Le Vent se lève par avisdupublic_ne
Pour tirer sa révérence Hayao Miyazaki a fait le pari de nous surprendre. Il continue à explorer son art, à questionner sa créativité. Narrant, là où il avait l’habitude de nous conter, la vie de Jiro Horikoshi cet ingénieur en aéronautique passionné dont le génie explosa pendant la seconde guerre mondiale.
Le vent se lève est à bien des égards déconcertant. Miyazaki nous surprend tant dans la narration, la mise en scène que sur le sujet de son film. Déroutant tant il rompt avec la magie et le fantastique avec lequel il nous avait tant séduit et transporté, passant d’une symbolique universelle à une représentation très personnelle. Dans cette oeuvre testamentaire, il livre ses réflexions les plus intimes comme la contradiction entre sa passion pour les avions et son antimilitarisme. Il partage avec son héros sa myopie et sa dévorante passion dont il fait l’un des grands questionnements du film. C’est également un film sombre et déstabilisant, le contexte bien réel renforce le dramatique porté par une certaine lenteur dans l’avancée de l’action et une musique lancinante presque oppressante par moments. « Le vent se lève… Il faut tenter de vivre » le vers de Paul Valéry plane comme une menace presque actuelle.
Bien que l’on soit loin du conte, Miyazaki marie avec subtilité réalisme avec rêve et poésie. Jonglant à merveille entre légèreté et gravité. Il nous transporte du bout de ses pinceaux dans ce rêve d’envol, cette adoration du vent qu’il fait merveilleusement vivre, de la brise à la tempête, faisant vibrer la moindre feuille, s’envoler les chapeaux et décoller les avions. Parfois très contemplatif tant les dessins,toujours sublimes, ressemblant parfois plus à des tableaux qu’à une animation, il pousse le spectateur à la réflexion. Ainsi il nous emporte avec lui dans ses interrogations à travers des personnages attachants et une ambiance douce amère portée par les graphismes et la musique de Joe Hisaishi. Il nous surprend également par cette touchante histoire d’amour avec Naoko, il est là encore où on ne l’attendait pas.

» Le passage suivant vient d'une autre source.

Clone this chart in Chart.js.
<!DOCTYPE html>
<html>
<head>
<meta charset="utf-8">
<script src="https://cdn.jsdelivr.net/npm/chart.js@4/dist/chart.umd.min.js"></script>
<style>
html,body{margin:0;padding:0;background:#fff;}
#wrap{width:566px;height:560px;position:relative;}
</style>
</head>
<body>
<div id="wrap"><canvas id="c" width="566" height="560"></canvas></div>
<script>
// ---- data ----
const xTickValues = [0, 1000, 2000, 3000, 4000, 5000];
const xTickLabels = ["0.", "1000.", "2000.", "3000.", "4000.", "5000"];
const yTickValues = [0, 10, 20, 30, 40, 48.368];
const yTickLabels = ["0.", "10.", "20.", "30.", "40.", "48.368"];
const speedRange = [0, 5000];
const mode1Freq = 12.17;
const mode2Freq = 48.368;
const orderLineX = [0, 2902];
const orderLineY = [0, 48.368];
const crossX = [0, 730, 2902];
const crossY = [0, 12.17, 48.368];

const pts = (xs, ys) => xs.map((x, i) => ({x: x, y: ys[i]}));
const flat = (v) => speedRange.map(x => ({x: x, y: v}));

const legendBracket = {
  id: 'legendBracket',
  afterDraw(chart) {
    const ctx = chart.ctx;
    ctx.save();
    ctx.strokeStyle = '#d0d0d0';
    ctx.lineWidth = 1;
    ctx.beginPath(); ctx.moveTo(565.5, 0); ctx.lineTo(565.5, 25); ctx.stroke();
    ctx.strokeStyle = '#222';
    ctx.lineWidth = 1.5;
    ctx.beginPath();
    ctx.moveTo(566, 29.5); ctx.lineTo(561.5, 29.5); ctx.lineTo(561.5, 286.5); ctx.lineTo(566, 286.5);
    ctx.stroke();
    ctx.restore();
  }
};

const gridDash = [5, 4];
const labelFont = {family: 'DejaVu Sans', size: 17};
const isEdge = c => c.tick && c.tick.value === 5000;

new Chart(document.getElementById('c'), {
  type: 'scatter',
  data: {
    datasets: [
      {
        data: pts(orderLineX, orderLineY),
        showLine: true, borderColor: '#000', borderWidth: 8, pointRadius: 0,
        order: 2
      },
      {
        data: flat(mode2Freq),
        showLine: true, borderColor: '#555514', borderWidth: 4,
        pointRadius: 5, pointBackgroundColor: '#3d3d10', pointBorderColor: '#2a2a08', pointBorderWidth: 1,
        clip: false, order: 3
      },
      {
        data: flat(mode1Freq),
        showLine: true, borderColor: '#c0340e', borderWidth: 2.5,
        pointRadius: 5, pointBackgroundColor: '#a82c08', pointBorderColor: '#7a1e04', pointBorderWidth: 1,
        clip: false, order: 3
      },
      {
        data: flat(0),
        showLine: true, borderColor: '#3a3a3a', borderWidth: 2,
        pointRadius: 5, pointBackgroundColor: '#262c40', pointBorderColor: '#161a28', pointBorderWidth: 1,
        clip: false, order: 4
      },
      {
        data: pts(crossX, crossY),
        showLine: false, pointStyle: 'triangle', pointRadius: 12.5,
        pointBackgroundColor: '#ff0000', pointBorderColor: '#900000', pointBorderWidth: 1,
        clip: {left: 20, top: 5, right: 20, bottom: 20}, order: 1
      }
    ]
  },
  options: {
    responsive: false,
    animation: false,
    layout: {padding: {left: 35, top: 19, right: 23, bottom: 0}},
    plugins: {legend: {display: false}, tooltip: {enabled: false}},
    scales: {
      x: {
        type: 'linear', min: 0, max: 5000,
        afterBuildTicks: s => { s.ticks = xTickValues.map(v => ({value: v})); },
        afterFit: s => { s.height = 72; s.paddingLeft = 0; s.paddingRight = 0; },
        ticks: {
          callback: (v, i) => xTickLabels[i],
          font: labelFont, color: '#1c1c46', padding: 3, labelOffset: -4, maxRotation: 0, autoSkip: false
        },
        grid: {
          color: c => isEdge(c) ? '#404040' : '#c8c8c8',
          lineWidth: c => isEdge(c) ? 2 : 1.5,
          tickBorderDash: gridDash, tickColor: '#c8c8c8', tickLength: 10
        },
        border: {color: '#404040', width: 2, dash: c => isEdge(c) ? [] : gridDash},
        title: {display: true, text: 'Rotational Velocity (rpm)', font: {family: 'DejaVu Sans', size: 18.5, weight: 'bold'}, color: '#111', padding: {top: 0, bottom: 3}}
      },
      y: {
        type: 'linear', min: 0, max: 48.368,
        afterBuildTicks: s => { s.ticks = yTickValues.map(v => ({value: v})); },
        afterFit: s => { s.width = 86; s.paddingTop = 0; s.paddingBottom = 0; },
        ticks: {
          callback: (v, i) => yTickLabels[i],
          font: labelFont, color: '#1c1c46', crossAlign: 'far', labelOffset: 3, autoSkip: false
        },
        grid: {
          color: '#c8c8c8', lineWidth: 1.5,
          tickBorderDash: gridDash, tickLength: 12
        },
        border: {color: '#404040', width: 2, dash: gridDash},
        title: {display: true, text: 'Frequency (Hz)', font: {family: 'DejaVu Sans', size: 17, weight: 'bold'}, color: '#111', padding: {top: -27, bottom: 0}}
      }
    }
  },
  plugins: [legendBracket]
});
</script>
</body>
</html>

Cet adieu divisera très certainement les amateurs car le virage opéré ici peut décevoir. Mais il est aussi très impressionnant et très touchant quand on sait que ce sera le dernier. Et au delà des débats idéologiques que certains ont pu y voir, il représente l’homme dans toutes ses facettes complexes, parfois contradictoire. A 72 ans, Miyazaki ne manque pas d’audace, bousculant les traditions Ghibli comme un message pour ses héritiers. Ne me copiez pas, innovez!